As a threshold, the Place de l'Architecture is seen not in traditional figural terms as an object or symbolic figural presence, but as a gradient field of constantly mutating activity, subject to the flows of material and energy that define the contemporary city. Pedestrian and vehicular traffic, information, commerce, leisure and tourism shape and are shaped by the Place de l'Architecture. The project aims at a dismantling of boundaries between the activity of city life and its immediate environment, consolidating this multiplicity of flows and urban histories into a continuous urban landscape.

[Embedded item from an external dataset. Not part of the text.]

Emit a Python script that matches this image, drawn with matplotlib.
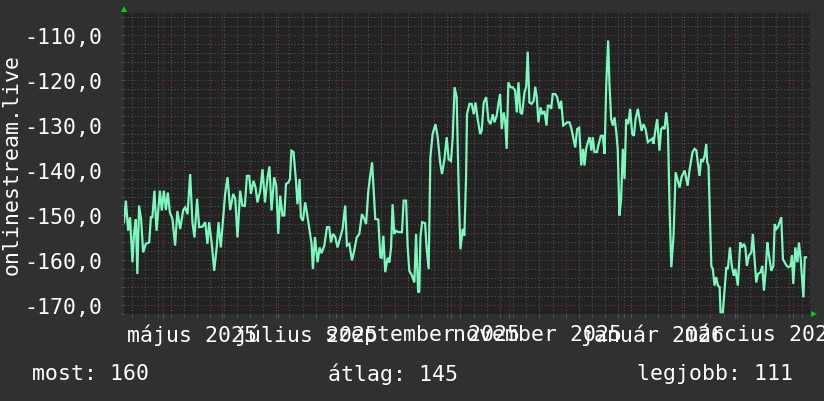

Rather than trying to force a logic of coherence from existing conditions, this project proposes a new urban typology which facilitates the merging or interfacing of multiple and often contradictory events, visual phenomena, and histories of the city. The strategy of urban splicing pursues the weaving together of programs, traffic, infrastructure, advertising and signage, information, passages and landscape into a new urban geography of connectivity. Tourist resources, outdoor performance space, public exhibition areas, a cafe, electronic information resources, garden and park surface, and a network of suspended/elevated pathways hover over the expressway. Elevated views of the Boulevard Saint-Laurent and a panorama of the surrounding context consolidate an experience of the site's significant position as a threshold and confluence of history, morphology, and urban events. The Place de l'Architecture of the twenty-first century will be characterized by its ability to absorb complexity, bridging disparate morphologies, programs, urban histories and agendas to produce a new platform for urban living.